REQUIREMENT: Reproduce exactly the lines below, from the first one through the line containing "const yMinorTicks = [-12.5, 12.5, 37.5, 62.5]", and omit any pictures.

SOURCE DATA:
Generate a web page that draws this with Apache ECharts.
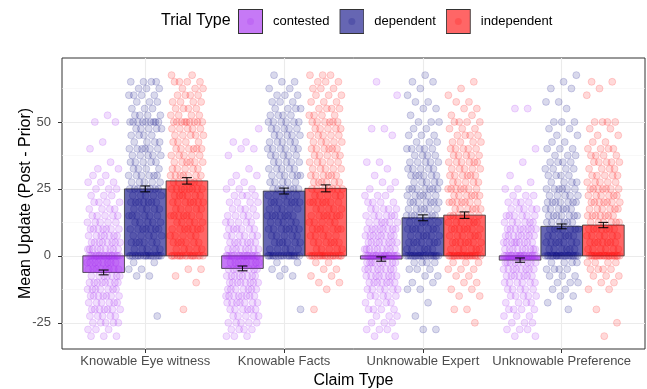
<!DOCTYPE html>
<html>
<head>
<meta charset="utf-8">
<script src="https://cdn.jsdelivr.net/npm/echarts@6/dist/echarts.min.js"></script>
<style>
  html, body { margin: 0; padding: 0; background: #fff; }
  #chart { width: 647px; height: 389px; }
</style>
</head>
<body>
<div id="chart"></div>
<script>
const categories = ['Knowable Eye witness', 'Knowable Facts', 'Unknowable Expert', 'Unknowable Preference']
const trialTypes = ['contested', 'dependent', 'independent']
const trialColors = ['#A020F0', '#000080', '#FF0000']

const meanContested = [-6.2, -4.7, -1.2, -1.6]
const meanDependent = [25.0, 24.2, 14.2, 11.0]
const meanIndependent = [28.0, 25.2, 15.2, 11.5]
const seContested = [0.9, 0.9, 0.8, 0.8]
const seDependent = [1.1, 1.1, 1.1, 0.9]
const seIndependent = [1.2, 1.3, 1.2, 1.0]

const yTicks = [-25, 0, 25, 50]
const yMinorTicks = [-12.5, 12.5, 37.5, 62.5]

// individual responses as [value, how many]
const ptsEyeContested = [[52.5,1],[50,2],[42.5,1],[40,1],[35,1],[32.5,2],[30,2],[27.5,3],[25,3],[22.5,3],[20,4],[17.5,4],[15,5],[12.5,5],[10,7],[7.5,7],[5,8],[2.5,9],[0,20],[-2.5,8],[-5,8],[-7.5,7],[-10,8],[-12.5,7],[-15,7],[-17.5,6],[-20,7],[-22.5,5],[-25,5],[-27.5,3],[-30,3]]
const ptsEyeDependent = [[65,4],[62.5,3],[60,4],[57.5,3],[55,3],[52.5,4],[50,9],[47.5,5],[45,4],[42.5,4],[40,6],[37.5,5],[35,5],[32.5,4],[30,6],[27.5,5],[25,8],[22.5,5],[20,7],[17.5,5],[15,6],[12.5,5],[10,7],[7.5,5],[5,6],[2.5,5],[0,18],[-2.5,2],[-5,2],[-7.5,2],[-22.5,1]]
const ptsEyeIndependent = [[67.5,2],[65,4],[62.5,3],[60,4],[57.5,4],[55,4],[52.5,4],[50,9],[47.5,5],[45,5],[42.5,4],[40,6],[37.5,5],[35,6],[32.5,5],[30,7],[27.5,6],[25,8],[22.5,6],[20,7],[17.5,5],[15,7],[12.5,5],[10,7],[7.5,5],[5,6],[2.5,5],[0,16],[-5,2],[-7.5,1],[-10,1],[-20,1]]
const ptsFactsContested = [[47.5,1],[42.5,2],[40,2],[37.5,1],[32.5,1],[30,2],[27.5,2],[25,3],[22.5,4],[20,4],[17.5,4],[15,5],[12.5,5],[10,6],[7.5,6],[5,7],[2.5,8],[0,20],[-2.5,8],[-5,8],[-7.5,8],[-10,8],[-12.5,7],[-15,8],[-17.5,7],[-20,6],[-22.5,5],[-25,5],[-27.5,4],[-30,3]]
const ptsFactsDependent = [[67.5,1],[65,2],[62.5,2],[60,3],[57.5,3],[55,4],[52.5,4],[50,6],[47.5,5],[45,5],[42.5,5],[40,6],[37.5,5],[35,5],[32.5,5],[30,6],[27.5,5],[25,7],[22.5,5],[20,7],[17.5,5],[15,7],[12.5,5],[10,7],[7.5,5],[5,6],[2.5,5],[0,18],[-2.5,2],[-5,2],[-7.5,2],[-20,1]]
const ptsFactsIndependent = [[67.5,3],[65,3],[62.5,3],[60,3],[57.5,3],[55,4],[52.5,4],[50,6],[47.5,5],[45,5],[42.5,5],[40,6],[37.5,5],[35,5],[32.5,5],[30,6],[27.5,6],[25,7],[22.5,5],[20,7],[17.5,5],[15,7],[12.5,5],[10,7],[7.5,5],[5,6],[2.5,5],[0,18],[-2.5,2],[-5,2],[-7.5,2],[-10,2],[-12.5,1],[-20,1]]
const ptsExpertContested = [[65,1],[60,1],[47.5,2],[45,1],[35,2],[32.5,1],[30,1],[27.5,2],[25,2],[22.5,3],[20,4],[17.5,5],[15,6],[12.5,6],[10,8],[7.5,8],[5,8],[2.5,9],[0,22],[-2.5,9],[-5,8],[-7.5,8],[-10,7],[-12.5,6],[-15,5],[-17.5,4],[-20,4],[-22.5,3],[-25,3],[-27.5,3],[-30,2]]
const ptsExpertDependent = [[67.5,1],[65,2],[62.5,1],[60,1],[57.5,2],[55,2],[52.5,1],[50,3],[47.5,2],[45,3],[42.5,3],[40,5],[37.5,4],[35,5],[32.5,5],[30,6],[27.5,5],[25,7],[22.5,6],[20,7],[17.5,6],[15,7],[12.5,6],[10,7],[7.5,6],[5,7],[2.5,6],[0,20],[-2.5,4],[-5,3],[-7.5,2],[-10,2],[-12.5,2],[-17.5,1],[-22.5,1],[-27.5,2]]
const ptsExpertIndependent = [[65,1],[62.5,1],[60,1],[57.5,2],[55,2],[52.5,2],[50,4],[47.5,3],[45,4],[42.5,4],[40,5],[37.5,5],[35,6],[32.5,5],[30,6],[27.5,5],[25,7],[22.5,6],[20,7],[17.5,6],[15,7],[12.5,6],[10,7],[7.5,6],[5,7],[2.5,6],[0,20],[-2.5,3],[-5,3],[-7.5,2],[-10,2],[-12.5,2],[-15,2],[-20,2],[-25,1]]
const ptsPrefContested = [[55,2],[40,1],[35,1],[30,1],[27.5,1],[25,2],[22.5,3],[20,4],[17.5,5],[15,6],[12.5,6],[10,8],[7.5,8],[5,9],[2.5,9],[0,22],[-2.5,9],[-5,8],[-7.5,7],[-10,6],[-12.5,5],[-15,5],[-17.5,4],[-20,4],[-22.5,3],[-25,3],[-27.5,3],[-30,2]]
const ptsPrefDependent = [[67.5,1],[65,1],[62.5,2],[57.5,2],[55,1],[50,3],[47.5,2],[45,2],[42.5,2],[40,3],[37.5,3],[35,4],[32.5,4],[30,4],[27.5,4],[25,6],[22.5,5],[20,7],[17.5,6],[15,7],[12.5,6],[10,7],[7.5,6],[5,7],[2.5,6],[0,22],[-2.5,4],[-5,4],[-7.5,3],[-10,3],[-12.5,2],[-15,2],[-17.5,1],[-20,1]]
const ptsPrefIndependent = [[65,2],[62.5,1],[60,1],[50,4],[47.5,2],[45,2],[42.5,2],[40,4],[37.5,4],[35,5],[32.5,4],[30,5],[27.5,5],[25,7],[22.5,6],[20,7],[17.5,6],[15,7],[12.5,6],[10,7],[7.5,6],[5,7],[2.5,6],[0,20],[-2.5,4],[-5,4],[-7.5,3],[-10,2],[-12.5,2],[-20,1],[-25,1],[-30,1]]

const meansByType = [meanContested, meanDependent, meanIndependent]
const seByType = [seContested, seDependent, seIndependent]
const pointsByType = [
  [ptsEyeContested, ptsFactsContested, ptsExpertContested, ptsPrefContested],
  [ptsEyeDependent, ptsFactsDependent, ptsExpertDependent, ptsPrefDependent],
  [ptsEyeIndependent, ptsFactsIndependent, ptsExpertIndependent, ptsPrefIndependent]
]

const FONT = "'Liberation Sans', Arial, Helvetica, sans-serif"
const DODGE = [-0.3, 0, 0.3]
const BAR_HALF = 0.15
const JITTER = 0.24

const rgba = (hex, a) => {
  const n = parseInt(hex.slice(1), 16)
  return `rgba(${(n >> 16) & 255},${(n >> 8) & 255},${n & 255},${a})`
}

// spread points sideways inside their bar, like geom_jitter (height = 0)
const jitterPoints = (groups, t) => {
  const out = []
  groups.forEach((pairs, c) => {
    let k = 0
    pairs.forEach(([v, count]) => {
      for (let i = 0; i < count; i++) {
        k++
        const u = ((k * 0.6180339887 + c * 0.37 + t * 0.21) % 1) - 0.5
        out.push([c + DODGE[t] + u * JITTER, v])
      }
    })
  })
  return out
}

const barRender = (t) => (params, api) => {
  const x = api.value(0) + DODGE[t]
  const v = api.value(1)
  const p0 = api.coord([x - BAR_HALF, 0])
  const p1 = api.coord([x + BAR_HALF, v])
  return {
    type: 'rect',
    shape: { x: p0[0], y: Math.min(p0[1], p1[1]), width: p1[0] - p0[0], height: Math.abs(p1[1] - p0[1]) },
    style: { fill: rgba(trialColors[t], 0.6), stroke: '#333333', lineWidth: 0.8 }
  }
}

const errRender = (t) => (params, api) => {
  const x = api.value(0) + DODGE[t]
  const lo = api.coord([x, api.value(1) - api.value(2)])
  const hi = api.coord([x, api.value(1) + api.value(2)])
  const half = api.size([0.036, 0])[0]
  const style = { stroke: '#000', lineWidth: 1 }
  return {
    type: 'group',
    children: [
      { type: 'line', shape: { x1: lo[0], y1: lo[1], x2: hi[0], y2: hi[1] }, style },
      { type: 'line', shape: { x1: lo[0] - half, y1: lo[1], x2: lo[0] + half, y2: lo[1] }, style },
      { type: 'line', shape: { x1: hi[0] - half, y1: hi[1], x2: hi[0] + half, y2: hi[1] }, style }
    ]
  }
}

const legendIcon = (hex) => {
  const svg = `<svg xmlns="http://www.w3.org/2000/svg" width="25" height="25">` +
    `<rect x="0.5" y="0.5" width="24" height="24" fill="${hex}" fill-opacity="0.6" stroke="#333" stroke-width="1"/>` +
    `<circle cx="12.5" cy="12.5" r="3.5" fill="${hex}" fill-opacity="0.18"/></svg>`
  return 'image://data:image/svg+xml;charset=utf-8,' + encodeURIComponent(svg)
}

const series = []
trialTypes.forEach((name, t) => {
  series.push({
    name,
    type: 'custom',
    renderItem: barRender(t),
    data: meansByType[t].map((m, c) => [c, m]),
    encode: { x: 0, y: 1 },
    clip: true,
    z: 2
  })
})
trialTypes.forEach((name, t) => {
  series.push({
    name,
    type: 'scatter',
    symbol: 'circle',
    symbolSize: 7,
    data: jitterPoints(pointsByType[t], t),
    itemStyle: { color: rgba(trialColors[t], 0.15), borderColor: rgba(trialColors[t], 0.16), borderWidth: 1, opacity: 1 },
    emphasis: { disabled: true },
    clip: true,
    z: 3
  })
})
trialTypes.forEach((name, t) => {
  series.push({
    name,
    type: 'custom',
    renderItem: errRender(t),
    data: meansByType[t].map((m, c) => [c, m, seByType[t][c]]),
    encode: { x: 0, y: [1] },
    z: 4
  })
})

const chart = echarts.init(document.getElementById('chart'), null, { renderer: 'canvas' })
chart.setOption({
  animation: false,
  backgroundColor: '#ffffff',
  textStyle: { fontFamily: FONT },
  title: {
    text: 'Trial Type',
    left: 161,
    top: 13,
    padding: 0,
    textStyle: { fontSize: 16, fontWeight: 'normal', color: '#000', fontFamily: FONT }
  },
  legend: {
    left: 238,
    top: 9,
    itemWidth: 25,
    itemHeight: 25,
    itemGap: 10,
    padding: 0,
    selectedMode: false,
    textStyle: { fontSize: 13, color: '#000', fontFamily: FONT, padding: [0, 0, 0, 5] },
    data: trialTypes.map((name, t) => ({ name, icon: legendIcon(trialColors[t]) }))
  },
  grid: {
    left: 62,
    right: 2,
    top: 58,
    bottom: 40,
    outerBoundsMode: 'none',
    show: true,
    borderColor: '#333333',
    borderWidth: 1,
    backgroundColor: 'transparent'
  },
  xAxis: {
    type: 'value',
    min: -0.6,
    max: 3.6,
    name: 'Claim Type',
    nameLocation: 'middle',
    nameGap: 24,
    nameMoveOverlap: false,
    nameTextStyle: { fontSize: 16, color: '#000', fontFamily: FONT },
    axisLine: { show: false, onZero: false },
    axisTick: { show: true, length: 4, lineStyle: { color: '#333' }, customValues: [0, 1, 2, 3] },
    axisLabel: {
      customValues: [0, 1, 2, 3],
      formatter: (v) => categories[Math.round(v)],
      fontSize: 13,
      color: '#4D4D4D',
      margin: 6,
      fontFamily: FONT
    },
    splitLine: { show: true, lineStyle: { color: '#EBEBEB', width: 1.1 } }
  },
  yAxis: [
    {
      type: 'value',
      min: -34.8,
      max: 73.9,
      name: 'Mean Update (Post - Prior)',
      nameLocation: 'middle',
      nameGap: 28,
      nameRotate: 90,
      nameMoveOverlap: false,
      nameTextStyle: { fontSize: 16, color: '#000', fontFamily: FONT },
      axisLine: { show: false, onZero: false },
      axisTick: { show: true, length: 4, lineStyle: { color: '#333' }, customValues: yTicks },
      axisLabel: { customValues: yTicks, fontSize: 13, color: '#4D4D4D', margin: 11, fontFamily: FONT },
      splitLine: { show: true, lineStyle: { color: '#EBEBEB', width: 1.1 } },
      z: 1
    },
    {
      type: 'value',
      min: -34.8,
      max: 73.9,
      axisLine: { show: false, onZero: false },
      axisTick: { show: false, customValues: yMinorTicks },
      axisLabel: { show: false, customValues: yMinorTicks },
      splitLine: { show: true, lineStyle: { color: '#F3F3F3', width: 0.6 } },
      z: 0
    }
  ],
  series
})

window.addEventListener('resize', () => chart.resize())
</script>
</body>
</html>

THE OUTPUT:
Generate a web page that draws this with Apache ECharts.
<!DOCTYPE html>
<html>
<head>
<meta charset="utf-8">
<script src="https://cdn.jsdelivr.net/npm/echarts@6/dist/echarts.min.js"></script>
<style>
  html, body { margin: 0; padding: 0; background: #fff; }
  #chart { width: 647px; height: 389px; }
</style>
</head>
<body>
<div id="chart"></div>
<script>
const categories = ['Knowable Eye witness', 'Knowable Facts', 'Unknowable Expert', 'Unknowable Preference']
const trialTypes = ['contested', 'dependent', 'independent']
const trialColors = ['#A020F0', '#000080', '#FF0000']

const meanContested = [-6.2, -4.7, -1.2, -1.6]
const meanDependent = [25.0, 24.2, 14.2, 11.0]
const meanIndependent = [28.0, 25.2, 15.2, 11.5]
const seContested = [0.9, 0.9, 0.8, 0.8]
const seDependent = [1.1, 1.1, 1.1, 0.9]
const seIndependent = [1.2, 1.3, 1.2, 1.0]

const yTicks = [-25, 0, 25, 50]
const yMinorTicks = [-12.5, 12.5, 37.5, 62.5]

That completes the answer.